CNN: Bicycle injuries: Is the right-of-way fight getting ugly?

CNN illuminates how the NYPD often fails to investigate drivers who injure bicyclists, especially in hit & run cases.

New York (CNN) — Michelle Matson has a nagging reminder of the cycling crash that could have killed her. A year and a half later, flecks of asphalt remain lodged in her skin.

It’s not just the facts of the incident — or even the tiny particles of debris from the New York City street still in Matson’s body — that have left her upset. It’s what Matson describes as investigative inertia by the New York City Police Department when it came to her case.

“There were no legal repercussions for the driver whatsoever, because the NYPD chose not to investigate the hit-and-run,” Matson said. “It blows my mind that this is even possible … people get in worse trouble for double-parking.”

In 2010, in more than 6,000 New York City traffic accidents involving cyclists, 36 people died, according to the state Department of Motor Vehicles. Transportation Nation reported that no criminal charges were filed against the drivers involved.
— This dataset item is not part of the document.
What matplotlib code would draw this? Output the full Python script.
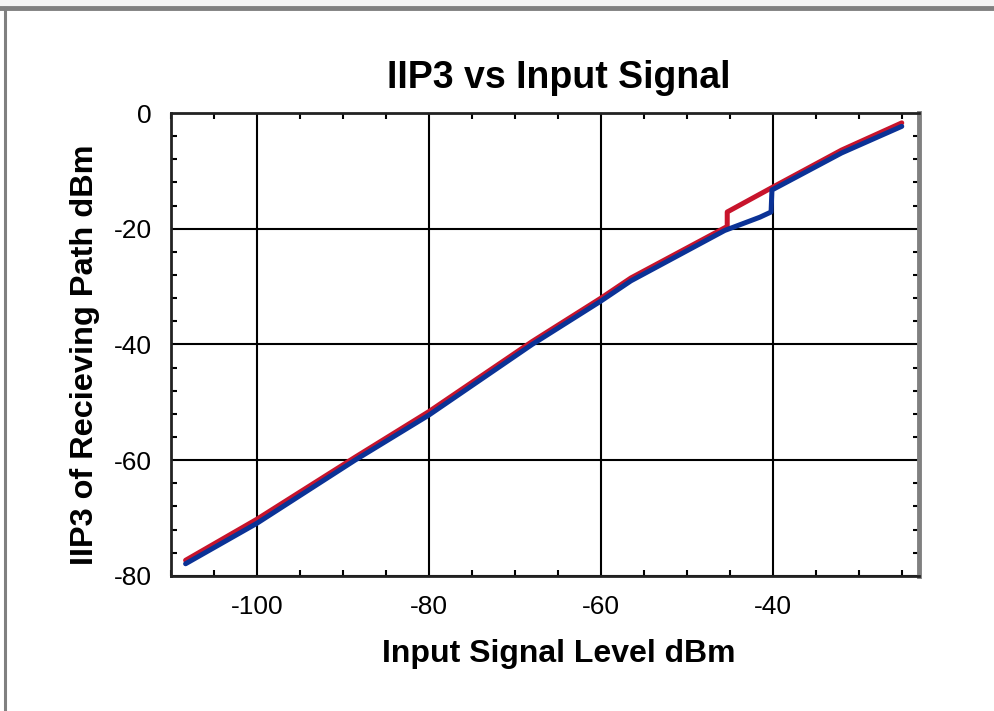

One woman — the mother of an artist named Mathieu Lefevre, who was killed on a bike — is on a crusade to learn more about his death and to make roads safer for cyclists. There is a growing sense among the city’s cycling community that to many authorities, bicyclists don’t matter.

“Cyclists and pedestrians are being killed and seriously injured all over our city, once every 35 hours in fact,” New York City Councilman James Vacca said at a hearing this year. “And the drivers are literally getting away with it.”